Shoulder Arms



(orig. released Oct. 20, 1918)

When it was being made, many worried that Shoulder Arms would come under fire (so to speak) for kidding the World War (blessed be the ignorance that there was a second World War to come). As it happened, the movie was released a month before the Germans signed the Armistice and ended the war, so by that point America could afford to laugh at it.

And yet, just as with Chaplin’s World War “companion piece” The Great Dictator, there’s an awful lot of melancholy amidst the comedy. Critics have often complained about Chaplin-the-producer’s cheapness, but there’s no denying that the trenches in which Charlie and his fellow soldiers operate are so authentically dank and claustrophic, you can just about smell them. And they provide some memorable bits, as when the soldiers do their best to sleep in flooded quarters, or when Charlie, bereft of mail from home, reads a letter over a fellow soldier’s shoulder and reacts in empathy with him.

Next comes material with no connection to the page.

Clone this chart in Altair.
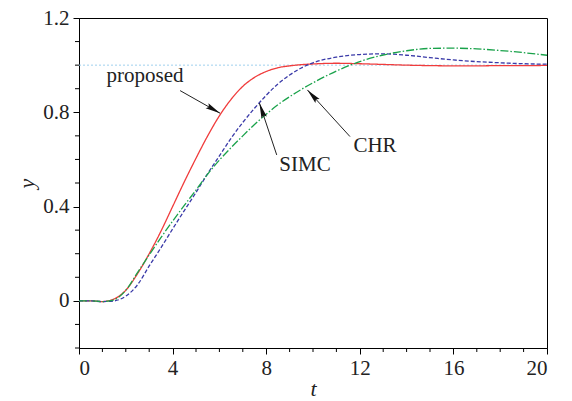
import math
import altair as alt
import pandas as pd

# ---- data ----
t_vals = [0, 0.5, 1, 1.5, 2, 2.5, 3, 3.5, 4, 4.5, 5, 5.5, 6, 6.5, 7, 7.5, 8, 8.5,
          9, 9.5, 10, 11, 12, 13, 14, 15, 16, 17, 18, 19, 20]
proposed = [0, 0, -0.003, 0.008, 0.045, 0.115, 0.20, 0.295, 0.40, 0.505, 0.605, 0.70,
            0.785, 0.855, 0.91, 0.948, 0.973, 0.989, 0.997, 1.002, 1.005, 1.008, 1.006,
            1.003, 1.0, 0.998, 0.997, 0.997, 0.998, 0.998, 0.999]
simc = [0, 0, -0.003, 0.0, 0.02, 0.068, 0.148, 0.225, 0.305, 0.383, 0.46, 0.54,
        0.615, 0.69, 0.757, 0.817, 0.872, 0.92, 0.958, 0.988, 1.01, 1.034, 1.045,
        1.048, 1.042, 1.032, 1.022, 1.015, 1.01, 1.006, 1.004]
chr_ = [0, 0, -0.003, 0.005, 0.045, 0.12, 0.195, 0.268, 0.338, 0.405, 0.47, 0.538,
        0.597, 0.65, 0.70, 0.748, 0.792, 0.832, 0.866, 0.897, 0.925, 0.975, 1.015,
        1.043, 1.061, 1.071, 1.072, 1.069, 1.062, 1.053, 1.042]

series_names = ["proposed", "SIMC", "CHR"]
series_colors = ["#f03c3c", "#3a3aa8", "#19a24a"]
series_dash = [[1, 0], [4, 2], [8, 2, 1.5, 2]]

setpoint = [1.0]

x_major = [0, 4, 8, 12, 16, 20]
x_minor = [v for v in range(0, 21) if v % 4 != 0]
y_major = [0, 0.4, 0.8, 1.2]
y_minor = [-0.2, -0.1, 0.1, 0.2, 0.3, 0.5, 0.6, 0.7, 0.9, 1.0, 1.1]

# annotations: label text, label position, arrow start, arrow tip
ann_text = ["proposed", "SIMC", "CHR"]
ann_tx = [2.82, 9.66, 12.65]
ann_ty = [0.955, 0.575, 0.655]
arr_x0 = [4.32, 8.45, 11.58]
arr_y0 = [0.892, 0.619, 0.697]
arr_x1 = [6.03, 7.71, 9.76]
arr_y1 = [0.796, 0.839, 0.895]

W, H = 468, 330
XD = [0, 20]
YD = [-0.2, 1.2]
FONT = "Liberation Serif"
HEAD_LEN = 15  # px

rows = []
for name, vals in zip(series_names, [proposed, simc, chr_]):
    for t, v in zip(t_vals, vals):
        rows.append({"t": t, "y": v, "series": name})
df = pd.DataFrame(rows)

xs = alt.Scale(domain=XD, nice=False, zero=False)
ys = alt.Scale(domain=YD, nice=False, zero=False)

common = dict(labelFont=FONT, labelFontSize=21, labelColor="#222",
              titleFont=FONT, titleFontSize=22, titleFontStyle="italic",
              titleFontWeight="normal", titleColor="#222",
              tickColor="black", domainColor="black", grid=False, tickSize=6)
XA = alt.Axis(values=x_major, titlePadding=0, labelPadding=3, **common)
YA = alt.Axis(values=y_major, titlePadding=4, labelPadding=4,
              labelExpr="datum.value == 0 ? '0' : format(datum.value, '.1f')", **common)


def X(field):
    return alt.X(field, scale=xs, axis=XA, title="t")


def Y(field):
    return alt.Y(field, scale=ys, axis=YA, title="y")


layers = []

# setpoint dotted line
sp = alt.Chart(pd.DataFrame({"y": setpoint})).mark_rule(
    color="#9fd0ee", strokeDash=[2, 2], strokeWidth=1
).encode(y=Y("y:Q"), x=alt.value(0), x2=alt.value(W))
layers.append(sp)

for name, col, dash in zip(series_names, series_colors, series_dash):
    ln = alt.Chart(df[df.series == name]).mark_line(
        color=col, strokeDash=dash, strokeWidth=1.3, interpolate="monotone"
    ).encode(x=X("t:Q"), y=Y("y:Q"))
    layers.append(ln)

# minor ticks
xm = alt.Chart(pd.DataFrame({"t": x_minor})).mark_rule(color="black", strokeWidth=1).encode(
    x=X("t:Q"), y=alt.value(H), y2=alt.value(H + 4))
ym = alt.Chart(pd.DataFrame({"y": y_minor})).mark_rule(color="black", strokeWidth=1).encode(
    y=Y("y:Q"), x=alt.value(0), x2=alt.value(-4))
layers += [xm, ym]

# arrows
px_t = W / (XD[1] - XD[0])
px_y = H / (YD[1] - YD[0])
angs, hx, hy = [], [], []
for a, b, c, d in zip(arr_x0, arr_y0, arr_x1, arr_y1):
    dx = (c - a) * px_t
    dy = -(d - b) * px_y
    n = math.hypot(dx, dy)
    angs.append(math.degrees(math.atan2(dx, -dy)) % 360)
    # centre of the arrowhead sits half a head length behind the tip
    hx.append(c - (dx / n) * (HEAD_LEN / 2) / px_t)
    hy.append(d + (dy / n) * (HEAD_LEN / 2) / px_y)
adf = pd.DataFrame({"x0": arr_x0, "y0": arr_y0, "x1": arr_x1, "y1": arr_y1, "ang": angs,
                    "hx": hx, "hy": hy,
                    "label": ann_text, "tx": ann_tx, "ty": ann_ty})
arr = alt.Chart(adf).mark_rule(color="#222", strokeWidth=1).encode(
    x=X("x0:Q"), y=Y("y0:Q"), x2="x1:Q", y2="y1:Q")
head = alt.Chart(adf).mark_point(
    shape="M0,-1L0.38,1L0,0.7L-0.38,1Z", filled=True, color="#111", opacity=1,
    size=HEAD_LEN * HEAD_LEN, strokeWidth=0
).encode(x=X("hx:Q"), y=Y("hy:Q"), angle=alt.Angle("ang:Q", scale=None))
txt = alt.Chart(adf).mark_text(font=FONT, fontSize=21, color="#222", align="center",
                               baseline="middle").encode(
    x=X("tx:Q"), y=Y("ty:Q"), text="label:N")
layers += [arr, head, txt]

chart = alt.layer(*layers).properties(
    width=W, height=H, background="white",
    padding={"left": 71, "top": 10, "right": 10, "bottom": 53},
    autosize=alt.AutoSizeParams(type="none"),
).configure(
    font=FONT,
    view=alt.ViewConfig(stroke="black", strokeWidth=1),
    axis=alt.AxisConfig(**common),
    style={"guide-label": {"font": FONT, "fontSize": 21},
           "guide-title": {"font": FONT, "fontSize": 22}},
)

chart.save("out.html", embed_options={"renderer": "svg", "actions": False})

Ironically, the sunniest-looking parts of the movie involve the German soldiers’ activities; occupied France looks uncannily like palm-treed California. But perhaps that fits, since this section of the movie is mostly wish-fulfillment anyway, as Charlie and his peers collect no less than the Kaiser in their endeavors. And for a moviemaker who used intertitles tersely, Shoulder Arms provides some of Chaplin’s funniest. When Charlie is asked to explain how he captured thirteen German soldiers single-handedly, he replies via title, “I surrounded them!” When one of the Kaiser’s men is briefly enjoying some alcohol, the Kaiser admonishes him, “Pay attention to the war!”

It all ends in an undeniably jingoistic but rousing climax (that shot of Charlie literally kicking the Kaiser’s behind must have sent cheers through theaters in 1918), before we find that – wait for it – Charlie is still sleeping in boot camp and it has all been a dream. (I’d love for some silent-film historian to document how many times the old “It was only a dream” cop-out was employed as a climax; Chaplin and Keaton alone seem to have cornered the market on it.)

The nicest part of Shoulder Arms is its self-reflexiveness; the movie’s somber setting seems to have freed Chaplin from the gotta-keep-‘em-laughing, frantic pacing of his earlier work. It’s obviously paving the way for bigger and more thoughtful things to come.